_What the task requires_
Take the line containing "Emit a Python" as the first line and the line containing "outer_values = [4, 4, 14, 25, 18, 17, 18]" as the last, and output that span verbatim without any images.

(Items from a dataset)
====

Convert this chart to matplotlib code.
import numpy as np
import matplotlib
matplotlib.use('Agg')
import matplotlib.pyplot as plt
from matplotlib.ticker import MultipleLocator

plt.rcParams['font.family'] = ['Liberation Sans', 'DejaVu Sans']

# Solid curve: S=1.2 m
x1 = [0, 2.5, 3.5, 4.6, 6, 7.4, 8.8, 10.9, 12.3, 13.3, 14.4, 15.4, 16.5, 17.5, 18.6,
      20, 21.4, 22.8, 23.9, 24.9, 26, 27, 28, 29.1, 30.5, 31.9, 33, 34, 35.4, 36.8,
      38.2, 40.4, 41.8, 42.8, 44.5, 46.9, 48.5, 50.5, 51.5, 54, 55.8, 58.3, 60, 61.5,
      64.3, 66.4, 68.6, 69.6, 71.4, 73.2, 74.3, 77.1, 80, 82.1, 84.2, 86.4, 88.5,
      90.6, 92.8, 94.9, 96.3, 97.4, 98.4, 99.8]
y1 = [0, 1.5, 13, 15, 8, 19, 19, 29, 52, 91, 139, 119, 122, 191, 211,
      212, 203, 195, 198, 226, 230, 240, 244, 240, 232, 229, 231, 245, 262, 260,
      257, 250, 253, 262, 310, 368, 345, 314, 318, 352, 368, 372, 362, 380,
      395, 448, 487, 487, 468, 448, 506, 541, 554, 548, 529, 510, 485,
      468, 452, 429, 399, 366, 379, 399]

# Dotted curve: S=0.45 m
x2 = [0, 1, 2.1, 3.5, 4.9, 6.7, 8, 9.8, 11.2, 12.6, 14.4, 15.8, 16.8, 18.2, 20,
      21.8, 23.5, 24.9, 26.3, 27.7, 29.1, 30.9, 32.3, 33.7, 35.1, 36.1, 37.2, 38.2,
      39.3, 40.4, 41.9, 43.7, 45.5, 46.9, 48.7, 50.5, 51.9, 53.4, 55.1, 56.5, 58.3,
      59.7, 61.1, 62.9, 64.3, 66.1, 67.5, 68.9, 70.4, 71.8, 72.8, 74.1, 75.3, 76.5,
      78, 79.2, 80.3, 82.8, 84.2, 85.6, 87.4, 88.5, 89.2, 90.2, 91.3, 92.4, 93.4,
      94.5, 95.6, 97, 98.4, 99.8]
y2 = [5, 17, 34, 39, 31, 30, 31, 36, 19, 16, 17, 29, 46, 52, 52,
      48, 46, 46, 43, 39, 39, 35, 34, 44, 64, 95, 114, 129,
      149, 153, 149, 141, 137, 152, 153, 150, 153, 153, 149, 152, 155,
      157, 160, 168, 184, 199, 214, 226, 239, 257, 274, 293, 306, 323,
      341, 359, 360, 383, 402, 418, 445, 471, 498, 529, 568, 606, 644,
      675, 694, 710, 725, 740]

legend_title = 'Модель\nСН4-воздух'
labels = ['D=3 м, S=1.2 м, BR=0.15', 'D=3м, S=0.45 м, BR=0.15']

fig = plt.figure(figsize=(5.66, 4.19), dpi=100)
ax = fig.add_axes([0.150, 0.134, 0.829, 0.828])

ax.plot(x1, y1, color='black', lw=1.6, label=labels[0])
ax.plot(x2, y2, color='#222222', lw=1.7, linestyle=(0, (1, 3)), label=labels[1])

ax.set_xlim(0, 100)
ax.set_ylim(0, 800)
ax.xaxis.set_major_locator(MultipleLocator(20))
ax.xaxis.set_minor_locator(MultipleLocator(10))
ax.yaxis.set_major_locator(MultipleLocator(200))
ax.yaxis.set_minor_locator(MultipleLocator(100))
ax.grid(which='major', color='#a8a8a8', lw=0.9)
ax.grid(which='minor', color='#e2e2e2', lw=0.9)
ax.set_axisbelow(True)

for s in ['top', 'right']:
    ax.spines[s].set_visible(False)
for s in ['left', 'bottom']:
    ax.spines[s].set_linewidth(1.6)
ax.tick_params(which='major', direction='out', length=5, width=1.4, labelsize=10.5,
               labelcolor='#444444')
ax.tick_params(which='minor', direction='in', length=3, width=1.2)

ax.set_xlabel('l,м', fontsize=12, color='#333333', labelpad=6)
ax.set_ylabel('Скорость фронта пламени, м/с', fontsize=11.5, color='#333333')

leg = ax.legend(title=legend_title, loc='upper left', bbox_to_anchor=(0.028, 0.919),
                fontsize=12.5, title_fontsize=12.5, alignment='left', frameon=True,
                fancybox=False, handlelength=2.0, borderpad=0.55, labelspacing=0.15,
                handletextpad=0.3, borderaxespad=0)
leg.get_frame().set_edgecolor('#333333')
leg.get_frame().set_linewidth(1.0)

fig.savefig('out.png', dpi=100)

====

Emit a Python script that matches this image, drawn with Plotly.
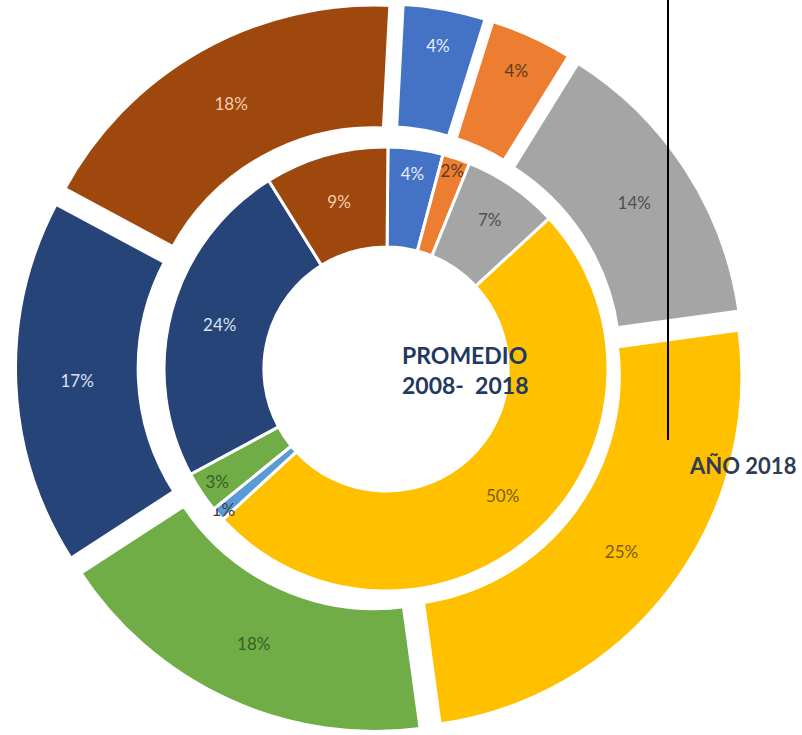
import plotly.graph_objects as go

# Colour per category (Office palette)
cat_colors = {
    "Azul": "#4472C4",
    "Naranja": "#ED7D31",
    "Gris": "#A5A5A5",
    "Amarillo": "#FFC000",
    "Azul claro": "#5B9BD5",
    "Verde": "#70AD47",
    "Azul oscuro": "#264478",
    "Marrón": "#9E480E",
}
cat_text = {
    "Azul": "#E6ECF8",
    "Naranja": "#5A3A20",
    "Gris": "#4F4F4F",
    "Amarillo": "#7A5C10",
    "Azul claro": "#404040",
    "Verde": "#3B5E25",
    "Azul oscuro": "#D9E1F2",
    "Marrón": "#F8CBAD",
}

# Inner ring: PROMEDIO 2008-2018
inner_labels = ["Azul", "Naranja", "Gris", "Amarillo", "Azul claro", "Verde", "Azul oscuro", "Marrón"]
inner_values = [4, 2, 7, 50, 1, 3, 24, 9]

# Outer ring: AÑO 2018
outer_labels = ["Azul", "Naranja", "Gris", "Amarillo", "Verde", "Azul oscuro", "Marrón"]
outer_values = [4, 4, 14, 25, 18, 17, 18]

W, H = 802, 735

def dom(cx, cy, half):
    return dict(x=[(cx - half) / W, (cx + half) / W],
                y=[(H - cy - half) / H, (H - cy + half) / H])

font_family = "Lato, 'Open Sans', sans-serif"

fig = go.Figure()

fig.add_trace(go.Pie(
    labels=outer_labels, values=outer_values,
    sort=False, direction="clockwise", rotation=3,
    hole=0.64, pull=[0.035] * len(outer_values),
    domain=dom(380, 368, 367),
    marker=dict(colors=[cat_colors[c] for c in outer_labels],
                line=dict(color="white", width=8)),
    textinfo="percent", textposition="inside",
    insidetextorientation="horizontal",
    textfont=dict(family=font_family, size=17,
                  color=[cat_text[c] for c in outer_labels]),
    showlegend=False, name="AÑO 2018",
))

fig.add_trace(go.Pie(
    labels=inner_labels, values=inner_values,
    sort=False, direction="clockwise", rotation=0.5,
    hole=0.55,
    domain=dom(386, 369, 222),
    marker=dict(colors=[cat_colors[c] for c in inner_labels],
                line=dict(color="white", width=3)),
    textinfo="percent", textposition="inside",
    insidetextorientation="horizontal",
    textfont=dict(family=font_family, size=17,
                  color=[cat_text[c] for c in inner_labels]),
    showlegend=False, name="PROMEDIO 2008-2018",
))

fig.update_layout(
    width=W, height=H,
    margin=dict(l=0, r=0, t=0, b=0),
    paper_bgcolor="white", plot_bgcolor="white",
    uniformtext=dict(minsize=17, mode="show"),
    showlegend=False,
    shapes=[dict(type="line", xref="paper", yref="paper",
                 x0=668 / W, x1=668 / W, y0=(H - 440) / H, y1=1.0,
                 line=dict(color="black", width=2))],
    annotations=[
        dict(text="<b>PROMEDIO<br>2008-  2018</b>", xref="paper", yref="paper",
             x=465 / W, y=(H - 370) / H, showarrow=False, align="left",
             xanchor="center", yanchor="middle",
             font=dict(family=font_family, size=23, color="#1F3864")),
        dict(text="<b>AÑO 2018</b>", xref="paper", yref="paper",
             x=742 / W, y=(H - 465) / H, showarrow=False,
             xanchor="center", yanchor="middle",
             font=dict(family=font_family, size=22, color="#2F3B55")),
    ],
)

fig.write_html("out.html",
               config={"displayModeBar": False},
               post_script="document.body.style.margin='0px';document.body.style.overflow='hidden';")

====

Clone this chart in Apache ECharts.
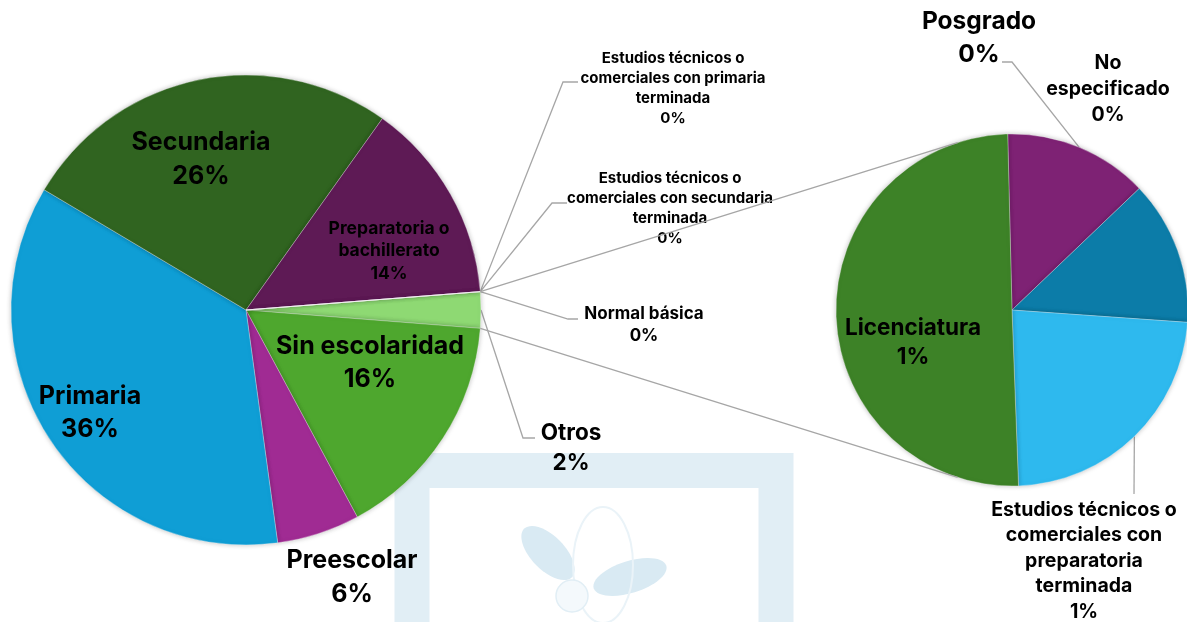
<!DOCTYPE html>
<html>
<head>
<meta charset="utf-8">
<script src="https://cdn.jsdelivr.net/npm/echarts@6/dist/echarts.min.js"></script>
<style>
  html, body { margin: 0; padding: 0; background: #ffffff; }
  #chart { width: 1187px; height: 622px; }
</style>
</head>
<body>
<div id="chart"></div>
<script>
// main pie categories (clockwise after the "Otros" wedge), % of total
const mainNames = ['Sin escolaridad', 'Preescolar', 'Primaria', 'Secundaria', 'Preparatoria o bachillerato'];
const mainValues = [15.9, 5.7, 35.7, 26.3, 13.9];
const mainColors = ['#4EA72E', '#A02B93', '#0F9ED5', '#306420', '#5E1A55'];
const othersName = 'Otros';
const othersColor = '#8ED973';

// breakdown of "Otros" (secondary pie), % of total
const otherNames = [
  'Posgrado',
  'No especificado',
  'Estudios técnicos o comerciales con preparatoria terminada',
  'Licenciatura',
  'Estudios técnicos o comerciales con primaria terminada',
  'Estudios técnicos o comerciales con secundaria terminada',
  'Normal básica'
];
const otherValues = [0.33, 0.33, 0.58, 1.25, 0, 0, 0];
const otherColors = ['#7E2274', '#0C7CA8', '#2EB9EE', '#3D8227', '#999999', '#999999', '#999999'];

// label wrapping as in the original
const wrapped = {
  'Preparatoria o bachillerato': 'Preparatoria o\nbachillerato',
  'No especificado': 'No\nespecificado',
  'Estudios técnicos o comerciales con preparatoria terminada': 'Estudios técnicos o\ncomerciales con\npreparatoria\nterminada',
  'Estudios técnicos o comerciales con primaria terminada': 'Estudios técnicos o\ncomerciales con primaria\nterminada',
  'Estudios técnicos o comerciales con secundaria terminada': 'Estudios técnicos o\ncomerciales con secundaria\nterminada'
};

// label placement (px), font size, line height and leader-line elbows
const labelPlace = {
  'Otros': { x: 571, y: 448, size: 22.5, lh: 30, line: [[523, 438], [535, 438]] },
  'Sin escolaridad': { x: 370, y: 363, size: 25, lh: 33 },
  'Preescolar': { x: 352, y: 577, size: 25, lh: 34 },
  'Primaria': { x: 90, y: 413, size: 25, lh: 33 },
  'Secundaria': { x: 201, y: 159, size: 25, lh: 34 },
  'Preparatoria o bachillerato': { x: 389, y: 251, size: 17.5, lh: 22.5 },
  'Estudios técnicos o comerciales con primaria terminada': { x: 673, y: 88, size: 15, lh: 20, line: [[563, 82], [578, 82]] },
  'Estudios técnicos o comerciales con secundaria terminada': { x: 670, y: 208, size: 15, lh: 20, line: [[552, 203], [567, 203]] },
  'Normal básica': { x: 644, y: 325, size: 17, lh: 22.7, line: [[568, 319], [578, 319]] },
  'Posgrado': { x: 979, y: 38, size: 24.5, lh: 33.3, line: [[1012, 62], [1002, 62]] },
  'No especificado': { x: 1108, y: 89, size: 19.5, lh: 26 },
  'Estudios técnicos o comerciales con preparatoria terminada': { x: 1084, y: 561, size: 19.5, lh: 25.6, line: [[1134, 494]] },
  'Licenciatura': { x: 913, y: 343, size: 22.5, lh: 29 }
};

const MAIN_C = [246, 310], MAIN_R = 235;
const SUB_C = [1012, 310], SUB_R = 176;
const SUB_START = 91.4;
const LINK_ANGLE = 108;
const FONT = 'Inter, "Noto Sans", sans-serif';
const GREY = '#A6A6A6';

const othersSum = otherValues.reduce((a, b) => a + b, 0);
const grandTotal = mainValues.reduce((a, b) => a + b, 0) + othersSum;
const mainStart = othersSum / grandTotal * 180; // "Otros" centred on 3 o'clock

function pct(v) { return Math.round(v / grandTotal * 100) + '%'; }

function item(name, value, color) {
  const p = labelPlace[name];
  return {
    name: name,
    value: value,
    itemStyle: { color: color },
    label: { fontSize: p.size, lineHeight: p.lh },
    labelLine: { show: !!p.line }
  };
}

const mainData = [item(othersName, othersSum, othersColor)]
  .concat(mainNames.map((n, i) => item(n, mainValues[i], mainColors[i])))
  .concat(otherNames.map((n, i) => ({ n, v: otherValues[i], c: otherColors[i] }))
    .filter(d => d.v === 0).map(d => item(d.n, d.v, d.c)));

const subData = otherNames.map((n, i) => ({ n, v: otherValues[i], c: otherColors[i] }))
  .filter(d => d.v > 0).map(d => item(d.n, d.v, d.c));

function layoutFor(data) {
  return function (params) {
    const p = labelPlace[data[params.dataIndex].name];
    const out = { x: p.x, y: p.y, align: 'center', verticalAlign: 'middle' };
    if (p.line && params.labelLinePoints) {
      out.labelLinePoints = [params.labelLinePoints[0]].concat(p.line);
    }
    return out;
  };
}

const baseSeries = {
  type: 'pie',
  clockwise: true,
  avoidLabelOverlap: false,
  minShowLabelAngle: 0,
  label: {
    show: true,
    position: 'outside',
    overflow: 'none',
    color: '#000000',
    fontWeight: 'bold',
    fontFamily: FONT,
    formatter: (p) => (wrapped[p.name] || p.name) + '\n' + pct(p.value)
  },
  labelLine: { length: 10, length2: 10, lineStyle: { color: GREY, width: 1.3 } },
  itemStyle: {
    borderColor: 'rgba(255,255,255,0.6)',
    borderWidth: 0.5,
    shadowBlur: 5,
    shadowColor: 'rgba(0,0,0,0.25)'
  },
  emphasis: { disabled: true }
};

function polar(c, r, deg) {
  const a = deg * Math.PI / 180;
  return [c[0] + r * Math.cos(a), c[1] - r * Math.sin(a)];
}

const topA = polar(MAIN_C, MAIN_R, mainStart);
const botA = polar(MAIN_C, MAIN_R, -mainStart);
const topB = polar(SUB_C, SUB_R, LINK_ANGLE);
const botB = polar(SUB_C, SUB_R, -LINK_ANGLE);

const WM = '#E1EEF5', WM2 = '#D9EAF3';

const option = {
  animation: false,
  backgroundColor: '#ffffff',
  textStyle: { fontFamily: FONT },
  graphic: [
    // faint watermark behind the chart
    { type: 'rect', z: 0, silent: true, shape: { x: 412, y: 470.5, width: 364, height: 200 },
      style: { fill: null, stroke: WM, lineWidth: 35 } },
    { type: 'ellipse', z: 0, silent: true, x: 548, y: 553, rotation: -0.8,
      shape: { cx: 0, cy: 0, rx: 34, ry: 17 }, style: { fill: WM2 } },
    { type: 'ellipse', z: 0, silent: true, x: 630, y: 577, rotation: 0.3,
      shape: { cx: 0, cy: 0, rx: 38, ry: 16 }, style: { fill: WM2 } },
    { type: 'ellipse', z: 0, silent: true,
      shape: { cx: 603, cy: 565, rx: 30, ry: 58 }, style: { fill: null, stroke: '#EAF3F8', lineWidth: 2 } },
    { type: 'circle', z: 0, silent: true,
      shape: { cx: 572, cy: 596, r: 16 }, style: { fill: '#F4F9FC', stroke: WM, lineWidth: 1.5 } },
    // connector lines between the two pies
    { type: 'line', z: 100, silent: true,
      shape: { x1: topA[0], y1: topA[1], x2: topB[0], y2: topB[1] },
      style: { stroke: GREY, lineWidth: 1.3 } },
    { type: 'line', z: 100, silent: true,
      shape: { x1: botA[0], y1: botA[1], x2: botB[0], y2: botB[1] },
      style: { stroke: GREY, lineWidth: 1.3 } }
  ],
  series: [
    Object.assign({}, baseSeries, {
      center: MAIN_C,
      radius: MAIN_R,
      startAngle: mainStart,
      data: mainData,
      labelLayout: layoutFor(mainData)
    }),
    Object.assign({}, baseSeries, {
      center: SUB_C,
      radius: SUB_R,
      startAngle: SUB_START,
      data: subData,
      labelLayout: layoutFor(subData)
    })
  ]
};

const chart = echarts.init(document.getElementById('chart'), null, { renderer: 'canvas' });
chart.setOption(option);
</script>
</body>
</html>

====

_Result_
Emit a Python script that matches this image, drawn with Plotly.
import plotly.graph_objects as go

# Colour per category (Office palette)
cat_colors = {
    "Azul": "#4472C4",
    "Naranja": "#ED7D31",
    "Gris": "#A5A5A5",
    "Amarillo": "#FFC000",
    "Azul claro": "#5B9BD5",
    "Verde": "#70AD47",
    "Azul oscuro": "#264478",
    "Marrón": "#9E480E",
}
cat_text = {
    "Azul": "#E6ECF8",
    "Naranja": "#5A3A20",
    "Gris": "#4F4F4F",
    "Amarillo": "#7A5C10",
    "Azul claro": "#404040",
    "Verde": "#3B5E25",
    "Azul oscuro": "#D9E1F2",
    "Marrón": "#F8CBAD",
}

# Inner ring: PROMEDIO 2008-2018
inner_labels = ["Azul", "Naranja", "Gris", "Amarillo", "Azul claro", "Verde", "Azul oscuro", "Marrón"]
inner_values = [4, 2, 7, 50, 1, 3, 24, 9]

# Outer ring: AÑO 2018
outer_labels = ["Azul", "Naranja", "Gris", "Amarillo", "Verde", "Azul oscuro", "Marrón"]
outer_values = [4, 4, 14, 25, 18, 17, 18]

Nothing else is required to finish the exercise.